** BEGIN MATERIAL PROVIDED **

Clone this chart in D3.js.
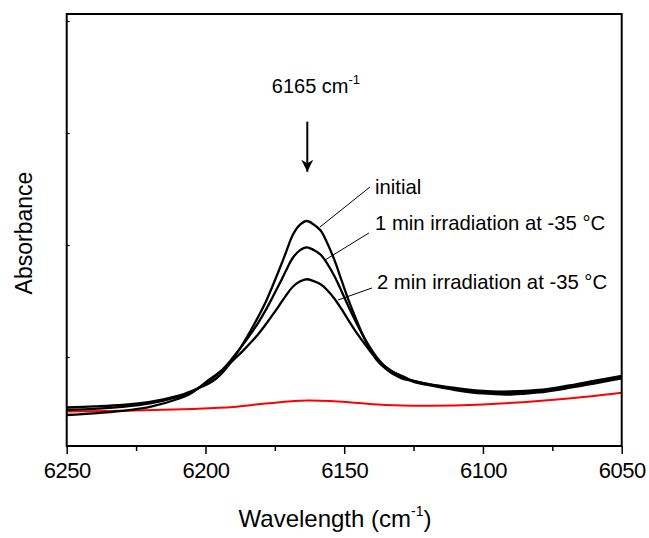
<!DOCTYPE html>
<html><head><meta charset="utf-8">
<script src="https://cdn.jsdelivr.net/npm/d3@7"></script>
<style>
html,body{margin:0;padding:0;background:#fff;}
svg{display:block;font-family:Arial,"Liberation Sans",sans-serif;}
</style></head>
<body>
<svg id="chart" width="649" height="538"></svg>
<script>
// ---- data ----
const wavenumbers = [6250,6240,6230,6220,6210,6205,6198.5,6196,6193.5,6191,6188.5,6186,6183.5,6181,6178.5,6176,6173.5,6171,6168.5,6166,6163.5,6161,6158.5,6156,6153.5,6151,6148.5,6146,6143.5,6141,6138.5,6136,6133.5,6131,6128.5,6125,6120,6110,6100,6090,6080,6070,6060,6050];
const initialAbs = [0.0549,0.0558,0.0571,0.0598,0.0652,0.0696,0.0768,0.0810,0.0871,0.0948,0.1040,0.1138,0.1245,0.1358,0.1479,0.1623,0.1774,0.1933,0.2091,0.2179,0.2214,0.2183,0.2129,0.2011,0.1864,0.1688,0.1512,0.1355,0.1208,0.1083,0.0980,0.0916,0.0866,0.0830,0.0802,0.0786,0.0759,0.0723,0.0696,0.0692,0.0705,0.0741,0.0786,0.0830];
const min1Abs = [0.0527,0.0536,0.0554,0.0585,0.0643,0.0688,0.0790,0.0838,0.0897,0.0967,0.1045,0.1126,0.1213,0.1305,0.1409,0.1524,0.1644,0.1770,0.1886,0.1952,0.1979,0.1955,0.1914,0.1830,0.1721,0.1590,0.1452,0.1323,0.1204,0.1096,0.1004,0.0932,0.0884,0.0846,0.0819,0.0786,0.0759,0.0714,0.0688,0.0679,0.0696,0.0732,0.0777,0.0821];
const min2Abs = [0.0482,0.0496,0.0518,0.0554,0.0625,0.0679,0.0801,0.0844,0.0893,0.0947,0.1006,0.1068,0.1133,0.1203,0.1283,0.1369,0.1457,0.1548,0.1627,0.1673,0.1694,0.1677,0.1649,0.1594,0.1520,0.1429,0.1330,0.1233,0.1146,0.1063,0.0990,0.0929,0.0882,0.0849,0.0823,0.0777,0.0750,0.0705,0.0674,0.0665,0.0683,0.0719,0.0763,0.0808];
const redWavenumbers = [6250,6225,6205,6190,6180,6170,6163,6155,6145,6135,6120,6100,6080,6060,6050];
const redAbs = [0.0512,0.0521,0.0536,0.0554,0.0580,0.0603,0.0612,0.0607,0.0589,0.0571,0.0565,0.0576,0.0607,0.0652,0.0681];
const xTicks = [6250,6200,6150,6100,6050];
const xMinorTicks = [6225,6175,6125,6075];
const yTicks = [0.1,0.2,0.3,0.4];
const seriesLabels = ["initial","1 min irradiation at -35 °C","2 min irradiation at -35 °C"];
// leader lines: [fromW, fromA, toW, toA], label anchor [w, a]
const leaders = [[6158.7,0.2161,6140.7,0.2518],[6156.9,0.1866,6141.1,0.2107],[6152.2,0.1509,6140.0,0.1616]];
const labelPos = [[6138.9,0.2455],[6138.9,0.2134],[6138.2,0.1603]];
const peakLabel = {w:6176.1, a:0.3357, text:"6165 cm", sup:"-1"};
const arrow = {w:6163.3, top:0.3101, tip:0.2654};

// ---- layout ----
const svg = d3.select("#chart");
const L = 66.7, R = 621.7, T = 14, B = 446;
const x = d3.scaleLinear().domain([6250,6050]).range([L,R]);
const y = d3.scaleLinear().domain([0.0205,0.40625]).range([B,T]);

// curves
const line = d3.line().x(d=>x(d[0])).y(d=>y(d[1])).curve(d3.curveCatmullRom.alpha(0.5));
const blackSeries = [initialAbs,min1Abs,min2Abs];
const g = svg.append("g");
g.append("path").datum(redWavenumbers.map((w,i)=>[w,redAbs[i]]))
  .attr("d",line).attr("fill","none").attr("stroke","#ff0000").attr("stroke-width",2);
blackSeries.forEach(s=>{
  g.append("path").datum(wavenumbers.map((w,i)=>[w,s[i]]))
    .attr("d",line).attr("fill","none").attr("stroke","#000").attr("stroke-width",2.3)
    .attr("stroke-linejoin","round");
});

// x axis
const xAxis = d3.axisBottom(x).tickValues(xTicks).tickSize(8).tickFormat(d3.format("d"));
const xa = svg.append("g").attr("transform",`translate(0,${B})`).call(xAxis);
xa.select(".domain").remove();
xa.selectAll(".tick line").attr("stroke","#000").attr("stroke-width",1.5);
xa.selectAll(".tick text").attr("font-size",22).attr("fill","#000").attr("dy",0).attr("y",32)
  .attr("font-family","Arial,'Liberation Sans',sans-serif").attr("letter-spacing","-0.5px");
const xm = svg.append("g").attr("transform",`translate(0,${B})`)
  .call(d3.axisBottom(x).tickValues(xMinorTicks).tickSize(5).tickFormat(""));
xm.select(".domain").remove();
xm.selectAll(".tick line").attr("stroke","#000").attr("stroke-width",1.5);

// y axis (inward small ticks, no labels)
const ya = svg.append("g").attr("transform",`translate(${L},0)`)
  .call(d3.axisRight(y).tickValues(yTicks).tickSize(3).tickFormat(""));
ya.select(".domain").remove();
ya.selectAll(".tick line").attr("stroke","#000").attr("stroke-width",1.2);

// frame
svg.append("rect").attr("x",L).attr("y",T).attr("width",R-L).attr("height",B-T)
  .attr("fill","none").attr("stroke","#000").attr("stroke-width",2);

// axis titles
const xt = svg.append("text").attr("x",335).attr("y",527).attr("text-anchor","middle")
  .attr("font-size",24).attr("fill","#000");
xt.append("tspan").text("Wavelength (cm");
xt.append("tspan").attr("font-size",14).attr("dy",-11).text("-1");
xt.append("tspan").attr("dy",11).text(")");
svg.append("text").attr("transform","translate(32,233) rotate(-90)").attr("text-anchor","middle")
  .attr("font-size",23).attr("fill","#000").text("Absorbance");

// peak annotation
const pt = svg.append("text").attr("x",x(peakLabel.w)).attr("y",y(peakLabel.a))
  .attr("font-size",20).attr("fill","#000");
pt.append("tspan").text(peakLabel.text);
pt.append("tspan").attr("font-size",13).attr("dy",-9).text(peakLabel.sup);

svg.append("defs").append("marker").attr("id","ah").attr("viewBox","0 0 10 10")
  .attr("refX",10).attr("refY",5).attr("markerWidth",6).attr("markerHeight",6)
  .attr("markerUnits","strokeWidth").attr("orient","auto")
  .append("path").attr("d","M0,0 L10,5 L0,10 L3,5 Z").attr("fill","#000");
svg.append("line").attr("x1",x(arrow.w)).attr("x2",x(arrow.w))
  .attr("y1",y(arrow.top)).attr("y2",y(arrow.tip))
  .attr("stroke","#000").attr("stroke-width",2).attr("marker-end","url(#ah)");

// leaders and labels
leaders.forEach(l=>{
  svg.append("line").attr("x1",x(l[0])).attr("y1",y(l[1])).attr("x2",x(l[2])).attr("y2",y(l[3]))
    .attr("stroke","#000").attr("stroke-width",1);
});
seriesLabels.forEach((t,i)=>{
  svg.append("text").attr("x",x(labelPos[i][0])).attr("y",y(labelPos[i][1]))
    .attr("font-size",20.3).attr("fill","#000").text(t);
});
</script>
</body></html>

** END MATERIAL PROVIDED **

**REQUIRED WORK:** Replicate the material above verbatim; images stay out of the copy.

**RESPONSE:**
Clone this chart in D3.js.
<!DOCTYPE html>
<html><head><meta charset="utf-8">
<script src="https://cdn.jsdelivr.net/npm/d3@7"></script>
<style>
html,body{margin:0;padding:0;background:#fff;}
svg{display:block;font-family:Arial,"Liberation Sans",sans-serif;}
</style></head>
<body>
<svg id="chart" width="649" height="538"></svg>
<script>
// ---- data ----
const wavenumbers = [6250,6240,6230,6220,6210,6205,6198.5,6196,6193.5,6191,6188.5,6186,6183.5,6181,6178.5,6176,6173.5,6171,6168.5,6166,6163.5,6161,6158.5,6156,6153.5,6151,6148.5,6146,6143.5,6141,6138.5,6136,6133.5,6131,6128.5,6125,6120,6110,6100,6090,6080,6070,6060,6050];
const initialAbs = [0.0549,0.0558,0.0571,0.0598,0.0652,0.0696,0.0768,0.0810,0.0871,0.0948,0.1040,0.1138,0.1245,0.1358,0.1479,0.1623,0.1774,0.1933,0.2091,0.2179,0.2214,0.2183,0.2129,0.2011,0.1864,0.1688,0.1512,0.1355,0.1208,0.1083,0.0980,0.0916,0.0866,0.0830,0.0802,0.0786,0.0759,0.0723,0.0696,0.0692,0.0705,0.0741,0.0786,0.0830];
const min1Abs = [0.0527,0.0536,0.0554,0.0585,0.0643,0.0688,0.0790,0.0838,0.0897,0.0967,0.1045,0.1126,0.1213,0.1305,0.1409,0.1524,0.1644,0.1770,0.1886,0.1952,0.1979,0.1955,0.1914,0.1830,0.1721,0.1590,0.1452,0.1323,0.1204,0.1096,0.1004,0.0932,0.0884,0.0846,0.0819,0.0786,0.0759,0.0714,0.0688,0.0679,0.0696,0.0732,0.0777,0.0821];
const min2Abs = [0.0482,0.0496,0.0518,0.0554,0.0625,0.0679,0.0801,0.0844,0.0893,0.0947,0.1006,0.1068,0.1133,0.1203,0.1283,0.1369,0.1457,0.1548,0.1627,0.1673,0.1694,0.1677,0.1649,0.1594,0.1520,0.1429,0.1330,0.1233,0.1146,0.1063,0.0990,0.0929,0.0882,0.0849,0.0823,0.0777,0.0750,0.0705,0.0674,0.0665,0.0683,0.0719,0.0763,0.0808];
const redWavenumbers = [6250,6225,6205,6190,6180,6170,6163,6155,6145,6135,6120,6100,6080,6060,6050];
const redAbs = [0.0512,0.0521,0.0536,0.0554,0.0580,0.0603,0.0612,0.0607,0.0589,0.0571,0.0565,0.0576,0.0607,0.0652,0.0681];
const xTicks = [6250,6200,6150,6100,6050];
const xMinorTicks = [6225,6175,6125,6075];
const yTicks = [0.1,0.2,0.3,0.4];
const seriesLabels = ["initial","1 min irradiation at -35 °C","2 min irradiation at -35 °C"];
// leader lines: [fromW, fromA, toW, toA], label anchor [w, a]
const leaders = [[6158.7,0.2161,6140.7,0.2518],[6156.9,0.1866,6141.1,0.2107],[6152.2,0.1509,6140.0,0.1616]];
const labelPos = [[6138.9,0.2455],[6138.9,0.2134],[6138.2,0.1603]];
const peakLabel = {w:6176.1, a:0.3357, text:"6165 cm", sup:"-1"};
const arrow = {w:6163.3, top:0.3101, tip:0.2654};

// ---- layout ----
const svg = d3.select("#chart");
const L = 66.7, R = 621.7, T = 14, B = 446;
const x = d3.scaleLinear().domain([6250,6050]).range([L,R]);
const y = d3.scaleLinear().domain([0.0205,0.40625]).range([B,T]);

// curves
const line = d3.line().x(d=>x(d[0])).y(d=>y(d[1])).curve(d3.curveCatmullRom.alpha(0.5));
const blackSeries = [initialAbs,min1Abs,min2Abs];
const g = svg.append("g");
g.append("path").datum(redWavenumbers.map((w,i)=>[w,redAbs[i]]))
  .attr("d",line).attr("fill","none").attr("stroke","#ff0000").attr("stroke-width",2);
blackSeries.forEach(s=>{
  g.append("path").datum(wavenumbers.map((w,i)=>[w,s[i]]))
    .attr("d",line).attr("fill","none").attr("stroke","#000").attr("stroke-width",2.3)
    .attr("stroke-linejoin","round");
});

// x axis
const xAxis = d3.axisBottom(x).tickValues(xTicks).tickSize(8).tickFormat(d3.format("d"));
const xa = svg.append("g").attr("transform",`translate(0,${B})`).call(xAxis);
xa.select(".domain").remove();
xa.selectAll(".tick line").attr("stroke","#000").attr("stroke-width",1.5);
xa.selectAll(".tick text").attr("font-size",22).attr("fill","#000").attr("dy",0).attr("y",32)
  .attr("font-family","Arial,'Liberation Sans',sans-serif").attr("letter-spacing","-0.5px");
const xm = svg.append("g").attr("transform",`translate(0,${B})`)
  .call(d3.axisBottom(x).tickValues(xMinorTicks).tickSize(5).tickFormat(""));
xm.select(".domain").remove();
xm.selectAll(".tick line").attr("stroke","#000").attr("stroke-width",1.5);

// y axis (inward small ticks, no labels)
const ya = svg.append("g").attr("transform",`translate(${L},0)`)
  .call(d3.axisRight(y).tickValues(yTicks).tickSize(3).tickFormat(""));
ya.select(".domain").remove();
ya.selectAll(".tick line").attr("stroke","#000").attr("stroke-width",1.2);

// frame
svg.append("rect").attr("x",L).attr("y",T).attr("width",R-L).attr("height",B-T)
  .attr("fill","none").attr("stroke","#000").attr("stroke-width",2);

// axis titles
const xt = svg.append("text").attr("x",335).attr("y",527).attr("text-anchor","middle")
  .attr("font-size",24).attr("fill","#000");
xt.append("tspan").text("Wavelength (cm");
xt.append("tspan").attr("font-size",14).attr("dy",-11).text("-1");
xt.append("tspan").attr("dy",11).text(")");
svg.append("text").attr("transform","translate(32,233) rotate(-90)").attr("text-anchor","middle")
  .attr("font-size",23).attr("fill","#000").text("Absorbance");

// peak annotation
const pt = svg.append("text").attr("x",x(peakLabel.w)).attr("y",y(peakLabel.a))
  .attr("font-size",20).attr("fill","#000");
pt.append("tspan").text(peakLabel.text);
pt.append("tspan").attr("font-size",13).attr("dy",-9).text(peakLabel.sup);

svg.append("defs").append("marker").attr("id","ah").attr("viewBox","0 0 10 10")
  .attr("refX",10).attr("refY",5).attr("markerWidth",6).attr("markerHeight",6)
  .attr("markerUnits","strokeWidth").attr("orient","auto")
  .append("path").attr("d","M0,0 L10,5 L0,10 L3,5 Z").attr("fill","#000");
svg.append("line").attr("x1",x(arrow.w)).attr("x2",x(arrow.w))
  .attr("y1",y(arrow.top)).attr("y2",y(arrow.tip))
  .attr("stroke","#000").attr("stroke-width",2).attr("marker-end","url(#ah)");

// leaders and labels
leaders.forEach(l=>{
  svg.append("line").attr("x1",x(l[0])).attr("y1",y(l[1])).attr("x2",x(l[2])).attr("y2",y(l[3]))
    .attr("stroke","#000").attr("stroke-width",1);
});
seriesLabels.forEach((t,i)=>{
  svg.append("text").attr("x",x(labelPos[i][0])).attr("y",y(labelPos[i][1]))
    .attr("font-size",20.3).attr("fill","#000").text(t);
});
</script>
</body></html>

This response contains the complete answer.